» AIM
Copy, exactly as written, the lines that begin at the one containing "Recreate this image" and end at the one containing "0.494, 0.592, 0.167, 0.533, 0.494, 0.452];". Skip any pictures in the data below.

» GIVEN RECORDS
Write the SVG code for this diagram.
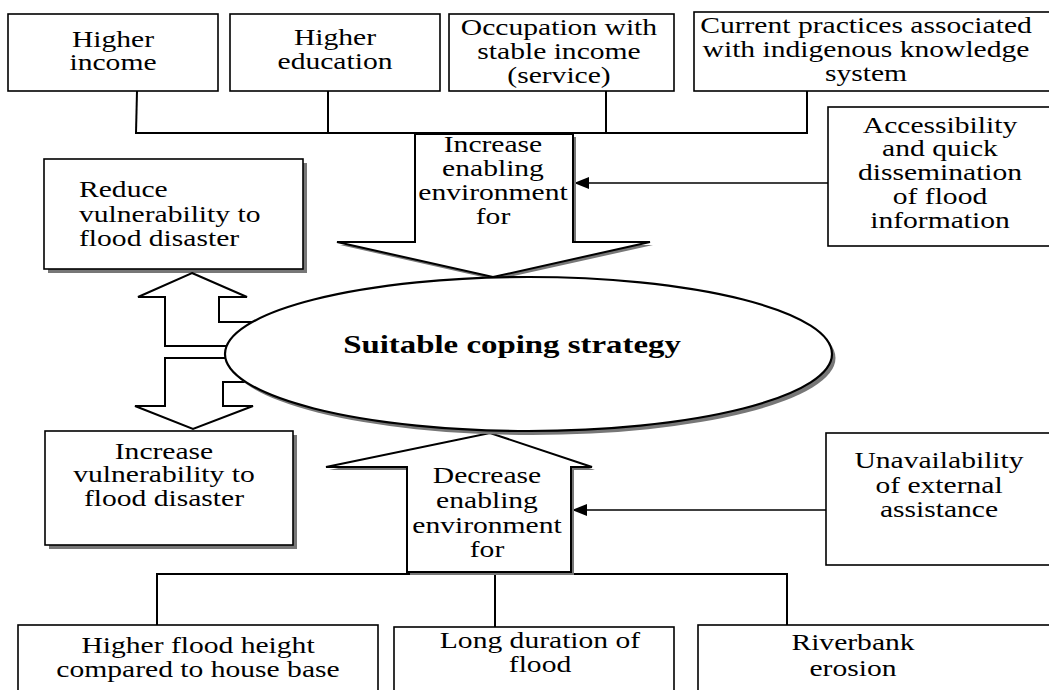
<svg xmlns="http://www.w3.org/2000/svg" width="1049" height="690" viewBox="0 0 1049 690">
<style>
.box{fill:#fff;stroke:#000;stroke-width:1.6}
.shadow{fill:#777;stroke:none}
.arr{fill:#fff;stroke:#000;stroke-width:2;stroke-linejoin:miter}
.ln{fill:none;stroke:#000;stroke-width:2}
.thin{fill:none;stroke:#000;stroke-width:1.3}
.t{font-family:"Liberation Serif","Times New Roman",serif;font-size:22.5px;fill:#000;text-anchor:middle}
.tl{text-anchor:start}
.b{font-weight:bold;font-size:25px}
</style>
<defs>
<marker id="ah" markerUnits="userSpaceOnUse" markerWidth="16" markerHeight="12" refX="15" refY="6" orient="auto">
<path d="M0,0 L15,6 L0,12 Z" fill="#000"/>
</marker>
</defs>
<rect width="1049" height="690" fill="#fff"/>

<g id="connectors">
<polyline class="ln" points="137,91 136,133"/>
<line class="ln" x1="328" y1="89" x2="328" y2="133"/>
<line class="ln" x1="606" y1="91" x2="606" y2="133"/>
<line class="ln" x1="807" y1="91" x2="807" y2="133"/>
<line class="ln" x1="135" y1="133" x2="808" y2="133"/>
<line class="thin" x1="828" y1="183" x2="574" y2="183" marker-end="url(#ah)"/>
<line class="thin" x1="826" y1="510" x2="572" y2="510" marker-end="url(#ah)"/>
<line class="ln" x1="156" y1="574" x2="788" y2="574"/>
<line class="ln" x1="157" y1="574" x2="157" y2="625"/>
<line class="ln" x1="495" y1="574" x2="495" y2="627"/>
<line class="ln" x1="787" y1="574" x2="787" y2="625"/>
</g>

<g id="n-higher-income">
<rect class="box" x="8" y="14" width="210" height="77"/>
<text class="t" transform="translate(113 0) scale(1.315 1)"><tspan x="0" y="47">Higher</tspan><tspan x="0" y="70">income</tspan></text>
</g>
<g id="n-higher-education">
<rect class="box" x="230" y="14" width="210" height="77"/>
<text class="t" transform="translate(335 0) scale(1.315 1)"><tspan x="0" y="45">Higher</tspan><tspan x="0" y="69">education</tspan></text>
</g>
<g id="n-occupation">
<rect class="box" x="449" y="14" width="225" height="77"/>
<text class="t" transform="translate(559 0) scale(1.315 1)"><tspan x="0" y="35">Occupation with</tspan><tspan x="0" y="59">stable income</tspan><tspan x="0" y="83">(service)</tspan></text>
</g>
<g id="n-current-practices">
<rect class="box" x="694" y="12" width="365" height="79"/>
<text class="t" transform="translate(866 0) scale(1.315 1)"><tspan x="0" y="33">Current practices associated</tspan><tspan x="0" y="57">with indigenous knowledge</tspan><tspan x="0" y="81">system</tspan></text>
</g>
<g id="n-accessibility">
<rect class="box" x="828" y="107" width="230" height="139"/>
<text class="t" transform="translate(940 0) scale(1.315 1)"><tspan x="0" y="133">Accessibility</tspan><tspan x="0" y="156">and quick</tspan><tspan x="0" y="180">dissemination</tspan><tspan x="0" y="204">of flood</tspan><tspan x="0" y="228">information</tspan></text>
</g>

<g id="n-increase-arrow">
<polygon class="shadow" points="418,137 576,137 576,245 653,245 496,280 340,245 418,245"/>
<polygon class="arr" points="415,134 573,134 573,242 650,242 493,277 337,242 415,242"/>
<text class="t" transform="translate(493 0) scale(1.315 1)"><tspan x="0" y="152">Increase</tspan><tspan x="0" y="176">enabling</tspan><tspan x="0" y="200">environment</tspan><tspan x="0" y="224">for</tspan></text>
</g>

<g id="n-reduce">
<rect class="shadow" x="48" y="163" width="259" height="110"/>
<rect class="box" x="44" y="159" width="259" height="110"/>
<text class="t tl" transform="translate(79 0) scale(1.315 1)"><tspan x="0" y="197">Reduce</tspan><tspan x="0" y="222">vulnerability to</tspan><tspan x="0" y="246">flood disaster</tspan></text>
</g>

<g id="n-decrease-arrow">
<polygon class="shadow" points="410,575 410,470 329,470 493,436 595,470 574,470 574,575"/>
<polygon class="arr" points="407,572 407,467 326,467 490,433 592,467 571,467 571,572"/>
<text class="t" transform="translate(487 0) scale(1.315 1)"><tspan x="0" y="483">Decrease</tspan><tspan x="0" y="508">enabling</tspan><tspan x="0" y="533">environment</tspan><tspan x="0" y="557">for</tspan></text>
</g>

<g id="n-double-arrow">
<polygon class="arr" points="192,273 247,297 219,297 219,322 265,322 265,346 165,346 165,297 138,297"/>
<polygon class="arr" points="165,358 268,358 268,382 223,382 223,406 253,406 193,429 135,406 165,406"/>
</g>

<g id="n-suitable">
<ellipse class="shadow" cx="532" cy="358" rx="303.5" ry="77"/>
<ellipse cx="528.5" cy="354" rx="303.5" ry="77" fill="#fff" stroke="#000" stroke-width="2.2"/>
<text class="t b" transform="translate(512 0) scale(1.315 1)"><tspan x="0" y="353">Suitable coping strategy</tspan></text>
</g>

<g id="n-increase-vuln">
<rect class="shadow" x="49" y="435" width="248" height="114"/>
<rect class="box" x="45" y="431" width="248" height="114"/>
<text class="t" transform="translate(164 0) scale(1.315 1)"><tspan x="0" y="459">Increase</tspan><tspan x="0" y="482">vulnerability to</tspan><tspan x="0" y="506">flood disaster</tspan></text>
</g>

<g id="n-unavailability">
<rect class="box" x="826" y="433" width="232" height="132"/>
<text class="t" transform="translate(939 0) scale(1.315 1)"><tspan x="0" y="468">Unavailability</tspan><tspan x="0" y="493">of external</tspan><tspan x="0" y="517">assistance</tspan></text>
</g>

<g id="n-higher-flood">
<rect class="box" x="18" y="625" width="360" height="75"/>
<text class="t" transform="translate(198 0) scale(1.315 1)"><tspan x="0" y="653">Higher flood height</tspan><tspan x="0" y="677">compared to house base</tspan></text>
</g>
<g id="n-long-duration">
<rect class="box" x="394" y="627" width="280" height="75"/>
<text class="t" transform="translate(540 0) scale(1.315 1)"><tspan x="0" y="648">Long duration of</tspan><tspan x="0" y="672">flood</tspan></text>
</g>
<g id="n-riverbank">
<rect class="box" x="698" y="625" width="362" height="75"/>
<text class="t" transform="translate(853 0) scale(1.315 1)"><tspan x="0" y="650">Riverbank</tspan><tspan x="0" y="676">erosion</tspan></text>
</g>
</svg>
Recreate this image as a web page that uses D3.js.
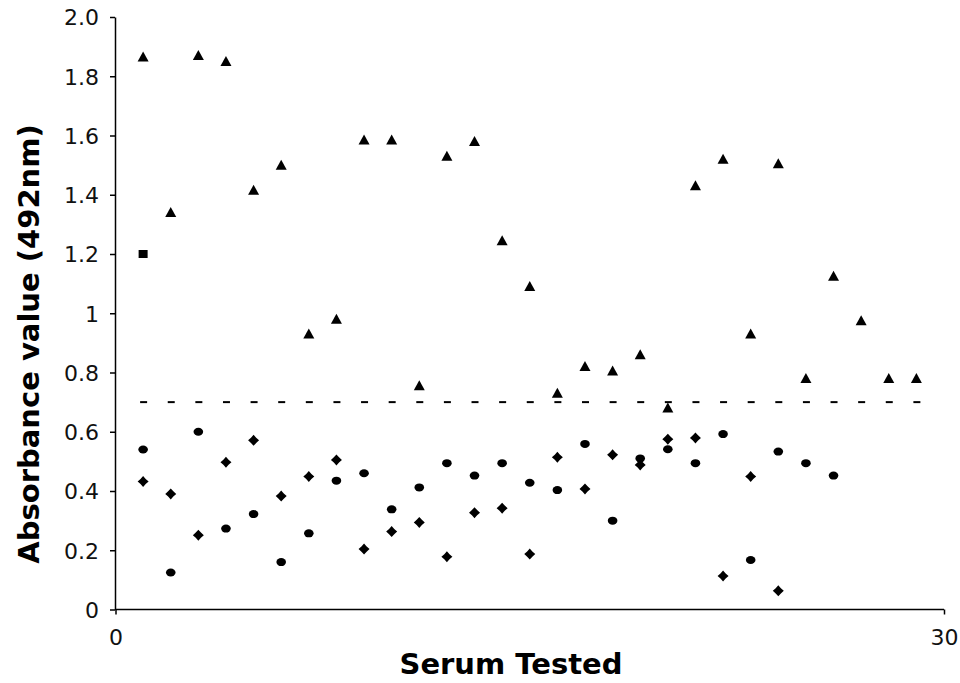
<!DOCTYPE html>
<html>
<head>
<meta charset="utf-8">
<script src="https://cdn.jsdelivr.net/npm/d3@7"></script>
<style>
	body { margin: 0; background: #fff; }
	.axis path, .axis line { stroke: #000; stroke-width: 1.5px; }
	.axis text { font-family: "DejaVu Sans", sans-serif; font-size: 22px; fill: #111; }
	.title { font-family: "DejaVu Sans", sans-serif; font-size: 29px; font-weight: bold; fill: #000; }
</style>
</head>
<body>
<svg id="chart"></svg>
<script>
(function(){
	'use strict';

	// serum number for each reading
	var serum = [1, 2, 3, 4, 5, 6, 7, 8, 9, 10, 11, 12, 13, 14, 15, 16, 17, 18, 19, 20,
		21, 22, 23, 24, 25, 26, 27, 28, 29];

	// triangles - positive sera
	var positive = [1.865, 1.34, 1.87, 1.85, 1.415, 1.50, 0.93, 0.98, 1.585, 1.585,
		0.755, 1.53, 1.58, 1.245, 1.09, 0.73, 0.82, 0.805, 0.86, 0.68,
		1.43, 1.52, 0.93, 1.505, 0.78, 1.125, 0.975, 0.78, 0.78];

	// circles
	var groupB = [0.54, 0.125, 0.60, 0.273, 0.322, 0.16, 0.257, 0.435, 0.46, 0.338,
		0.412, 0.494, 0.452, 0.494, 0.428, 0.403, 0.559, 0.30, 0.51, 0.541,
		0.494, 0.592, 0.167, 0.533, 0.494, 0.452];

	// diamonds
	var groupC = [0.432, 0.39, 0.251, 0.497, 0.571, 0.383, 0.449, 0.505, 0.204, 0.263,
		0.294, 0.178, 0.327, 0.342, 0.187, 0.514, 0.407, 0.522, 0.488, 0.575,
		0.579, 0.113, 0.449, 0.063];

	// square - control
	var control = [{serum: 1, value: 1.2}];

	var cutoff = 0.7;

	var xTicks = [0, 30];
	var yTicks = [0, 0.2, 0.4, 0.6, 0.8, 1, 1.2, 1.4, 1.6, 1.8, 2.0];
	var yLabels = ["0", "0.2", "0.4", "0.6", "0.8", "1", "1.2", "1.4", "1.6", "1.8", "2.0"];

	var svg = d3.select("#chart"),
		width = 960,
		height = 683;

	svg.attr("width", width).attr("height", height);

	var margin = {top: 17, right: 16, bottom: 74, left: 115},
		h = height - margin.top - margin.bottom,
		g = svg.append("g").attr("transform", "translate(" + margin.left + "," + margin.top + ")");

	var x = d3.scaleLinear().domain([0, 30]).range([0.5, 829]);
	var y = d3.scaleLinear().domain([0, 2]).range([592.5, 0]);

	var yAxis = g.append("g")
		.attr("class", "axis")
		.call(d3.axisLeft(y).tickValues(yTicks).tickSize(5).tickSizeOuter(0)
			.tickFormat(function(d, i){ return yLabels[i]; }));
	yAxis.selectAll("text").attr("x", -16).attr("dy", "0.36em");

	var xAxis = g.append("g")
		.attr("class", "axis")
		.attr("transform", "translate(0," + y(0) + ")")
		.call(d3.axisBottom(x).tickValues(xTicks).tickSize(5).tickSizeOuter(0));
	xAxis.selectAll("text").attr("y", 20);
	xAxis.select(".domain").attr("d", "M" + x(0) + ",0H" + x(30));

	// cut-off drawn as dash markers at every serum
	g.append("g").selectAll("line")
		.data(serum)
		.enter().append("line")
		.attr("x1", function(d){ return x(d) - 3; })
		.attr("x2", function(d){ return x(d) + 4; })
		.attr("y1", y(cutoff))
		.attr("y2", y(cutoff))
		.attr("stroke", "#000")
		.attr("stroke-width", 2);

	function star(){
		// small four pointed star used for the diamond series
		var p = d3.path();
		p.moveTo(0, -5.5);
		p.lineTo(2.6, -2.6);
		p.lineTo(5.5, 0);
		p.lineTo(2.6, 2.6);
		p.lineTo(0, 5.5);
		p.lineTo(-2.6, 2.6);
		p.lineTo(-5.5, 0);
		p.lineTo(-2.6, -2.6);
		p.closePath();
		return p.toString();
	}

	function tri(){
		var p = d3.path();
		p.moveTo(0, -5.5);
		p.lineTo(5.5, 4.5);
		p.lineTo(-5.5, 4.5);
		p.closePath();
		return p.toString();
	}

	g.append("g").selectAll("path")
		.data(groupC)
		.enter().append("path")
		.attr("d", star())
		.attr("transform", function(d, i){ return "translate(" + x(serum[i]) + "," + y(d) + ")"; })
		.attr("fill", "#000");

	g.append("g").selectAll("ellipse")
		.data(groupB)
		.enter().append("ellipse")
		.attr("cx", function(d, i){ return x(serum[i]); })
		.attr("cy", function(d){ return y(d); })
		.attr("rx", 4.8)
		.attr("ry", 4)
		.attr("fill", "#000");

	g.append("g").selectAll("path")
		.data(positive)
		.enter().append("path")
		.attr("d", tri())
		.attr("transform", function(d, i){ return "translate(" + x(serum[i]) + "," + y(d) + ")"; })
		.attr("fill", "#000");

	g.append("g").selectAll("rect")
		.data(control)
		.enter().append("rect")
		.attr("x", function(d){ return x(d.serum) - 4.5; })
		.attr("y", function(d){ return y(d.value) - 4; })
		.attr("width", 9)
		.attr("height", 8)
		.attr("fill", "#000");

	svg.append("text")
		.attr("class", "title")
		.attr("text-anchor", "middle")
		.attr("transform", "translate(39,344) rotate(-90)")
		.text("Absorbance value (492nm)");

	svg.append("text")
		.attr("class", "title")
		.attr("text-anchor", "middle")
		.attr("x", 511)
		.attr("y", 674)
		.text("Serum Tested");

})();
</script>
</body>
</html>
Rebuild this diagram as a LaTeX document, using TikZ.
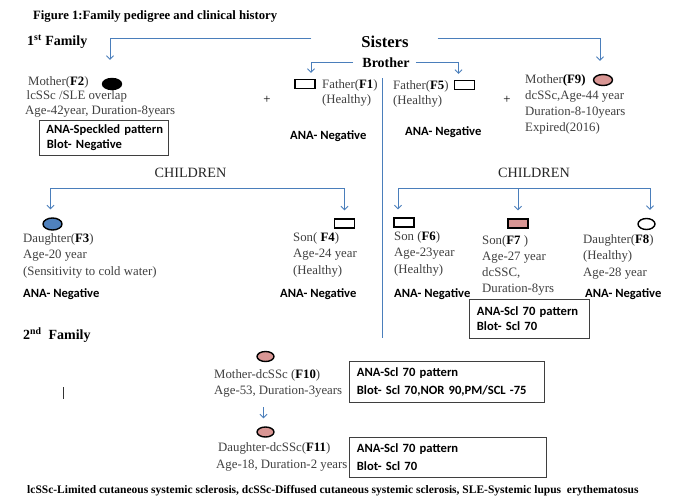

» TASK RESULT
Recreate this image as a web page that uses D3.js.
<!DOCTYPE html>
<html>
<head>
<meta charset="utf-8">
<script src="https://cdn.jsdelivr.net/npm/d3@7"></script>
<style>
	body { margin: 0; background: #fff; }
	.axis path, .axis line { stroke: #000; stroke-width: 1.5px; }
	.axis text { font-family: "DejaVu Sans", sans-serif; font-size: 22px; fill: #111; }
	.title { font-family: "DejaVu Sans", sans-serif; font-size: 29px; font-weight: bold; fill: #000; }
</style>
</head>
<body>
<svg id="chart"></svg>
<script>
(function(){
	'use strict';

	// serum number for each reading
	var serum = [1, 2, 3, 4, 5, 6, 7, 8, 9, 10, 11, 12, 13, 14, 15, 16, 17, 18, 19, 20,
		21, 22, 23, 24, 25, 26, 27, 28, 29];

	// triangles - positive sera
	var positive = [1.865, 1.34, 1.87, 1.85, 1.415, 1.50, 0.93, 0.98, 1.585, 1.585,
		0.755, 1.53, 1.58, 1.245, 1.09, 0.73, 0.82, 0.805, 0.86, 0.68,
		1.43, 1.52, 0.93, 1.505, 0.78, 1.125, 0.975, 0.78, 0.78];

	// circles
	var groupB = [0.54, 0.125, 0.60, 0.273, 0.322, 0.16, 0.257, 0.435, 0.46, 0.338,
		0.412, 0.494, 0.452, 0.494, 0.428, 0.403, 0.559, 0.30, 0.51, 0.541,
		0.494, 0.592, 0.167, 0.533, 0.494, 0.452];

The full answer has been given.